64 Parishes

Sidney Bechet

Clarinetist and soprano saxophonist Sidney Bechet was one of the first great soloists of traditional New Orleans jazz.

Sidney Bechet

Courtesy of Louisiana State Museum

Sidney Bechet. Unidentified

Clarinetist and soprano saxophonist Sidney Bechet was one of the first great soloists of traditional New Orleans jazz. Renowned for his lyrical, swinging phrases, emotional blues sensibility, and ample use of vibrato, Bechet continues to exert vast influence on the traditional jazz scene in New Orleans and elsewhere. He is especially lionized in his adopted homeland of France.

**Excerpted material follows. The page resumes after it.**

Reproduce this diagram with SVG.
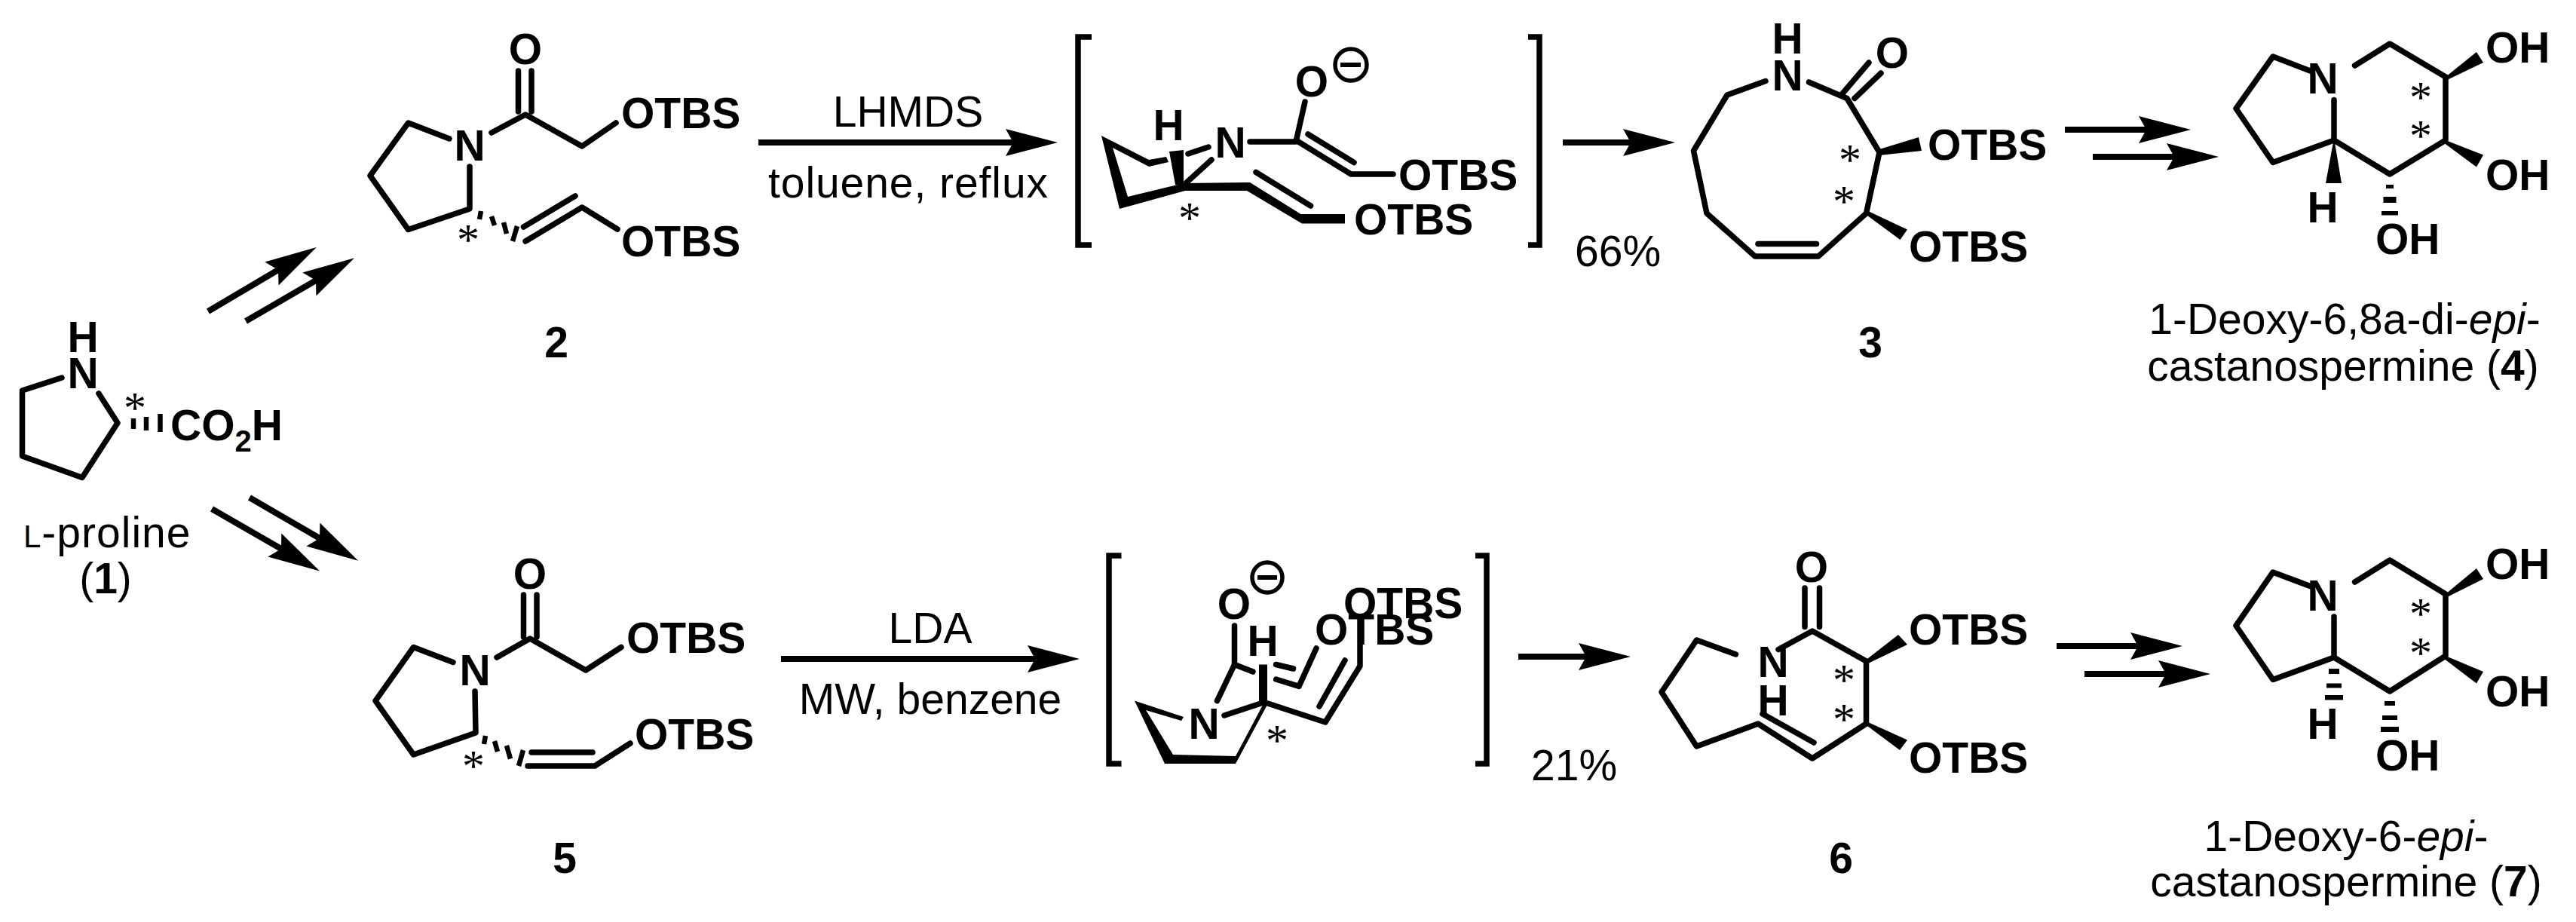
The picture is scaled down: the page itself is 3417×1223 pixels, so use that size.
<svg xmlns="http://www.w3.org/2000/svg" width="3417" height="1223" viewBox="0 0 3417 1223">
<style>
text{font-family:"Liberation Sans",Arial,sans-serif;fill:#000}
.a{font-size:57px;font-weight:700}
.m{text-anchor:middle}
.r{font-size:57px}
.s{font-family:"Liberation Serif","Times New Roman",serif;font-size:60px;text-anchor:middle}
.b{fill:none;stroke:#000;stroke-width:7.5;stroke-linecap:round;stroke-linejoin:round}
.h{fill:none;stroke:#000;stroke-width:6.5}
.w{fill:#000;stroke:none}
.k{fill:none;stroke:#000;stroke-width:7.5}
.c{stroke:#000;stroke-width:8;fill:none;marker-end:url(#head)}
.mc{fill:none;stroke:#000;stroke-width:5.5}
</style>
<defs>
<marker id="head" markerUnits="userSpaceOnUse" markerWidth="80" markerHeight="40" refX="10" refY="18" orient="auto" overflow="visible">
<path d="M0,0L69,18L0,36L10,18Z" fill="#000"/>
</marker>
</defs>
<rect width="3417" height="1223" fill="#fff"/>

<g id="connectors">
<line class="c" x1="276" y1="413" x2="369" y2="358"/>
<line class="c" x1="326" y1="426" x2="419" y2="372"/>
<line class="c" x1="331" y1="660" x2="424" y2="714"/>
<line class="c" x1="281" y1="675" x2="373" y2="728"/>
<line class="c" x1="1006" y1="189" x2="1344" y2="189"/>
<line class="c" x1="2073" y1="189" x2="2163" y2="189"/>
<line class="c" x1="2739" y1="172" x2="2847" y2="172"/>
<line class="c" x1="2776" y1="208" x2="2884" y2="208"/>
<line class="c" x1="1036" y1="874" x2="1373" y2="874"/>
<line class="c" x1="2014" y1="871" x2="2104" y2="871"/>
<line class="c" x1="2728" y1="857" x2="2836" y2="857"/>
<line class="c" x1="2765" y1="894" x2="2873" y2="894"/>
</g>

<g id="node-1">
<path class="b" d="M82,501L29.500,518V605L109,633.500L156,561L131,522"/>
<line class="h" x1="177" y1="555" x2="177" y2="569"/>
<line class="h" x1="194" y1="553" x2="194" y2="571"/>
<line class="h" x1="212.500" y1="549" x2="212.500" y2="573"/>
<text class="a m" x="110" y="467">H</text>
<text class="a m" x="110" y="515">N</text>
<text class="a" x="226" y="584">CO<tspan font-size="40" dy="15">2</tspan><tspan dy="-15">H</tspan></text>
<text class="s" x="179" y="561">*</text>
<text class="r" x="31" y="726" letter-spacing="1"><tspan font-size="42">L</tspan>-proline</text>
<text class="r m" x="140" y="787">(<tspan font-weight="700">1</tspan>)</text>
</g>

<g id="node-2">
<path class="b" d="M596,184L541.500,163L491,233L541.500,304.500L623,277V221"/>
<path class="b" d="M652,176L697,152L772,194L817,163"/>
<line class="b" x1="687.500" y1="94" x2="687.500" y2="148"/>
<line class="b" x1="705" y1="94" x2="705" y2="148"/>
<line class="h" x1="638" y1="280" x2="636" y2="291"/>
<line class="h" x1="652" y1="287" x2="656" y2="299"/>
<line class="h" x1="668" y1="295" x2="672" y2="310"/>
<line class="h" x1="686" y1="300" x2="680" y2="320"/>
<path class="b" d="M697,320L772,275L819,304"/>
<line class="b" x1="694.500" y1="301" x2="763" y2="260"/>
<text class="a m" x="697" y="85">O</text>
<text class="a" x="824" y="170">OTBS</text>
<text class="a m" x="623" y="213">N</text>
<text class="a" x="824" y="340">OTBS</text>
<text class="s" x="621" y="338">*</text>
<text class="a m" x="738" y="474">2</text>
</g>

<g id="reagents-top">
<text class="r m" x="1204.500" y="168">LHMDS</text>
<text class="r" x="1019" y="262" textLength="371" lengthAdjust="spacing">toluene, reflux</text>
<text class="r" x="2089" y="353">66%</text>
</g>

<g id="intermediate-top">
<path class="k" d="M1448,49H1430V325H1448"/>
<path class="k" d="M2027,49H2042V325H2027"/>
<path class="w" d="M1461,180L1524,212L1547,208L1550,215L1524,221L1476,196L1496,261L1570,243L1654,242L1658,242L1725.500,284L1784,284V296.500L1727,296.500L1654,253L1572,253L1485,277Z"/>
<path class="w" d="M1551,201L1570,199V245H1559Z"/>
<line class="b" x1="1576" y1="204" x2="1603" y2="195"/>
<line class="b" x1="1574" y1="242" x2="1607" y2="212"/>
<line class="b" x1="1666" y1="228.500" x2="1738.500" y2="273"/>
<path class="b" d="M1731,135L1719,188H1658"/>
<path class="b" d="M1719,186L1792,231H1848"/>
<line class="b" x1="1735" y1="178" x2="1796" y2="215.500"/>
<text class="a m" x="1550" y="186">H</text>
<text class="a m" x="1632" y="209">N</text>
<text class="a m" x="1740" y="128">O</text>
<circle class="mc" cx="1792" cy="86" r="21"/>
<rect class="w" x="1778" y="83" width="27" height="6"/>
<text class="a" x="1855" y="252">OTBS</text>
<text class="a" x="1796" y="311">OTBS</text>
<text class="s" x="1578" y="309">*</text>
</g>

<g id="node-3">
<path class="b" d="M2342,107.500L2291,126L2246.500,200L2264,283L2328,340H2412L2475.500,283L2493,202L2450,130.500L2399.500,109"/>
<line class="b" x1="2332" y1="323.500" x2="2409.500" y2="323.500"/>
<line class="b" x1="2442" y1="126.500" x2="2479" y2="83"/>
<line class="b" x1="2460" y1="130.500" x2="2495" y2="97"/>
<path class="w" d="M2493,198L2545,182L2549,200L2493,206Z"/>
<path class="w" d="M2473,283L2478,280L2530,304.500L2520.500,318Z"/>
<text class="a m" x="2371" y="71">H</text>
<text class="a m" x="2371" y="119.500">N</text>
<text class="a m" x="2510" y="90">O</text>
<text class="a" x="2557" y="212">OTBS</text>
<text class="a" x="2532" y="347">OTBS</text>
<text class="s" x="2454" y="232">*</text>
<text class="s" x="2446" y="287">*</text>
<text class="a m" x="2481" y="474">3</text>
</g>

<g id="node-4">
<path class="b" d="M3067,95L3015,75L2966,144L3015,215.500L3096,186V132.500"/>
<path class="b" d="M3123.600,87L3170,58L3244,102V186L3170,231L3096,186"/>
<path class="w" d="M3244,102L3285,69L3294,83L3246,106Z"/>
<path class="w" d="M3244,186L3294,205.600L3285,221.500L3241,189Z"/>
<path class="w" d="M3096,183L3106,243H3085Z"/>
<rect class="w" x="3165" y="245" width="10" height="5"/>
<rect class="w" x="3161.500" y="261" width="17" height="8"/>
<rect class="w" x="3159" y="280" width="22" height="5.500"/>
<text class="a m" x="3081" y="124">N</text>
<text class="a" x="3297" y="83">OH</text>
<text class="a" x="3297" y="252">OH</text>
<text class="a m" x="3081" y="294.500">H</text>
<text class="a" x="3151" y="337">OH</text>
<text class="s" x="3211" y="149">*</text>
<text class="s" x="3211" y="200">*</text>
<text class="r m" x="3110" y="443">1-Deoxy-6,8a-di-<tspan font-style="italic">epi</tspan>-</text>
<text class="r m" x="3108" y="505">castanospermine (<tspan font-weight="700">4</tspan>)</text>
</g>

<g id="node-5">
<path class="b" d="M601,878.500L548.500,858.500L498,929.600L548.500,1001L631,972L630,917"/>
<path class="b" d="M659,872L703,847L777,889L824,858.500"/>
<line class="b" x1="694.500" y1="789" x2="694.500" y2="845"/>
<line class="b" x1="712" y1="789" x2="712" y2="845"/>
<line class="h" x1="644" y1="976" x2="642" y2="987"/>
<line class="h" x1="656" y1="983" x2="660" y2="997"/>
<line class="h" x1="672" y1="989" x2="677" y2="1006.500"/>
<line class="h" x1="694" y1="995" x2="688" y2="1016"/>
<path class="b" d="M700,1016H789L836,986"/>
<line class="b" x1="705" y1="998" x2="786" y2="998"/>
<text class="a m" x="703" y="781">O</text>
<text class="a" x="831" y="866">OTBS</text>
<text class="a m" x="630" y="909">N</text>
<text class="a" x="842" y="994">OTBS</text>
<text class="s" x="628" y="1036">*</text>
<text class="a m" x="749" y="1158">5</text>
</g>

<g id="reagents-bottom">
<text class="r m" x="1234" y="853">LDA</text>
<text class="r m" x="1234" y="947">MW, benzene</text>
<text class="r" x="2031" y="1035">21%</text>
</g>

<g id="intermediate-bottom">
<path class="k" d="M1487.500,737H1471V1013H1487.500"/>
<path class="k" d="M1957,737H1972V1013H1957"/>
<path class="w" d="M1505,929.600L1570,951L1567,956L1520,942L1556,1001L1639,1003L1677,931.500L1682,933L1639,1013H1545Z"/>
<path class="b" d="M1624,949L1677,931.500L1758,958L1804,883.500V822"/>
<rect class="w" x="1670" y="881.500" width="11" height="50"/>
<line class="b" x1="1750" y1="937" x2="1784" y2="876"/>
<path class="b" d="M1637.500,830V881.500L1614.500,929.600"/>
<path class="b" d="M1637.500,881.500L1662,891"/>
<path class="b" d="M1692.600,901L1723,910.400L1746,860"/>
<line class="b" x1="1692.600" y1="881.500" x2="1715.500" y2="887"/>
<text class="a m" x="1637" y="821">O</text>
<circle class="mc" cx="1681" cy="766" r="20"/>
<rect class="w" x="1668" y="763" width="26" height="6"/>
<text class="a" x="1782" y="820">OTBS</text>
<text class="a" x="1744" y="855">OTBS</text>
<text class="a m" x="1675" y="870">H</text>
<text class="a m" x="1597" y="979.500">N</text>
<text class="s" x="1694" y="1002">*</text>
</g>

<g id="node-6">
<path class="b" d="M2302.500,868L2250.500,849L2204,918L2250.500,990L2332,960L2404,1006L2475.500,960V877L2404,837L2359,861.500"/>
<line class="b" x1="2338" y1="947" x2="2406" y2="985"/>
<line class="b" x1="2394" y1="780" x2="2394" y2="831.500"/>
<line class="b" x1="2413.500" y1="780" x2="2413.500" y2="831.500"/>
<path class="w" d="M2473,877L2518,842L2530,855L2478,880Z"/>
<path class="w" d="M2473,960L2478,958L2530,981.500L2520,995Z"/>
<text class="a m" x="2403" y="772">O</text>
<text class="a" x="2532" y="855">OTBS</text>
<text class="a m" x="2352" y="897.500">N</text>
<text class="a m" x="2352" y="949">H</text>
<text class="a" x="2532" y="1025">OTBS</text>
<text class="s" x="2446" y="922">*</text>
<text class="s" x="2446" y="974">*</text>
<text class="a m" x="2442" y="1158">6</text>
</g>

<g id="node-7">
<path class="b" d="M3067,778.500L3015,759L2966,830L3015,901.500L3096,872V818"/>
<path class="b" d="M3123.600,772L3170,743L3244,788V870L3170,917L3096,872"/>
<path class="w" d="M3244,788L3285,754L3294,768L3246,792Z"/>
<path class="w" d="M3244,870L3294,891L3285,906.500L3241,873Z"/>
<rect class="w" x="3089" y="887" width="14" height="7"/>
<rect class="w" x="3086" y="906.500" width="20" height="6"/>
<rect class="w" x="3084" y="922" width="24" height="6.500"/>
<rect class="w" x="3163" y="930" width="14" height="6"/>
<rect class="w" x="3160" y="949" width="20" height="6"/>
<rect class="w" x="3158" y="964" width="24" height="7"/>
<text class="a m" x="3081" y="810">N</text>
<text class="a" x="3297" y="768">OH</text>
<text class="a" x="3297" y="937">OH</text>
<text class="a m" x="3081" y="979.500">H</text>
<text class="a" x="3151" y="1022">OH</text>
<text class="s" x="3211" y="834">*</text>
<text class="s" x="3211" y="886">*</text>
<text class="r m" x="3112" y="1128.500">1-Deoxy-6-<tspan font-style="italic">epi</tspan>-</text>
<text class="r m" x="3112" y="1189">castanospermine (<tspan font-weight="700">7</tspan>)</text>
</g>
</svg>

Born in New Orleans on May 14, 1897, Bechet grew up in a middle-class Creole family who preferred mainstream European music to the African-Caribbean sounds that were then evolving into jazz. The latter was often dismissed as low-class, underscoring a common dichotomy within the New Orleans black community at the time. “Us Creole musicians,” Bechet’s older brother Leonard stated, “always did hold up a nice prestige.” Even so, Bechet’s family was very supportive of his budding talent, which became apparent at an early age. One childhood incident is especially instructive. When Bechet was ten, his mother threw a birthday party and hired a band that included the great jazz cornetist Freddy Keppard. The band also featured a respected clarinetist named George Baquet, who arrived late. Sidney, too shy to perform in public, played along from another room, and everyone assumed they were hearing  Baquet, the adult professional. Baquet was soon giving Bechet lessons, as were other prominent figures, including Lorenzo Tio, Jr., and Louis “Big Eye” Nelson. Although an avid pupil, Bechet was resistant to formal training.

As an adolescent, Sidney Bechet began performing in public with his brothers’ Silver Bell Band. Next he joined the Young Olympians, a venerable outfit that is still active at this writing, and then moved on, yet again, to play with cornetist Bunk Johnson in the Eagle Band, a group once led by Buddy Bolden. Soon Bechet was working with Clarence Williams, a Louisiana pianist/composer/entrepreneur whose work encompassed blues, ragtime, early jazz, and show tunes. Williams took the teenaged Bechet on a tour that eventually led to a European tour in 1919 with violinist and composer Will Marion Cook. Bechet’s masterful, articulate improvisations were praised by the Swiss conductor Ernest Ansermet, who called him “an extraordinary clarinet virtuoso” and praised his “extremely difficult” solos for their “richness of invention, force of accent, and daring in their novelty and the unexpected.” This was a remarkable endorsement at a time when jazz was largely scorned in classical music circles.

Bechet returned to America and in 1923 recorded with Clarence Williams’s Blue Five, a band that also included Louis Armstrong on a 1924 session. During this period, Bechet also worked briefly with Duke Ellington’s orchestra. He then went back to Europe, building a reputation as an accomplished musician with a wild personality. Jailed in Paris after a shooting incident, Bechet was deported from France in 1929. He went to Berlin and appeared in the musical film Einbrecher. Returning to the United States, Bechet began working with bandleader Noble Sissle, of Shuffle Along fame, in 1930.

During much of the 1930s, Bechet based himself in New York. He formed a band called The New Orleans Feet-Warmers that featured another Crescent City expatriate, trumpeter Tommy Ladnier. The group’s inspired recordings included “Shag” and “Shake It and Break It,” although none sold especially well. Bechet and Ladnier also worked, for a time, with Noble Sissle. When gigs became sparse, the two became partners in a tailoring business.

In 1938 Bechet scored a hit with an interpretation of “Summertime.” In 1941, he made one of the first overdubbed recordings when he played the clarinet, soprano saxophone, tenor saxophone, piano, bass, and drums on a rendition of “The Sheik of Araby.” The late forties saw a revival of interest in traditional New Orleans jazz, especially in Europe. Smoothing over his old legal difficulties, Bechet began performing again in France with increasing frequency. He was received as a cultural icon and an elder statesman of jazz; by the early 1950s Bechet was a French resident. Perhaps his best-known recording from this era was a reworking of the old Creole song “Les Oignons.”

Despite flagging health, Bechet performed and recorded tirelessly in France. He also gave a series of extensive oral history interviews to journalist Joan Reid. Transcripts of these conversations and subsequent interviews by Desmond Flower and John Ciardi were edited by the latter two into the compelling autobiography, Treat It Gentle. The book was published following Bechet’s death on May 14, 1959.

As with Louis Armstrong and other traditional jazz musicians, Sidney Bechet’s music was out of vogue for some time, but it has enjoyed a well-deserved renaissance. At this writing his legacy is preserved by clarinetists such as his former student Bob Wilber and New Orleans clarinetists who include Dr. Michael White, Tim Laughlin, and Evan Christopher.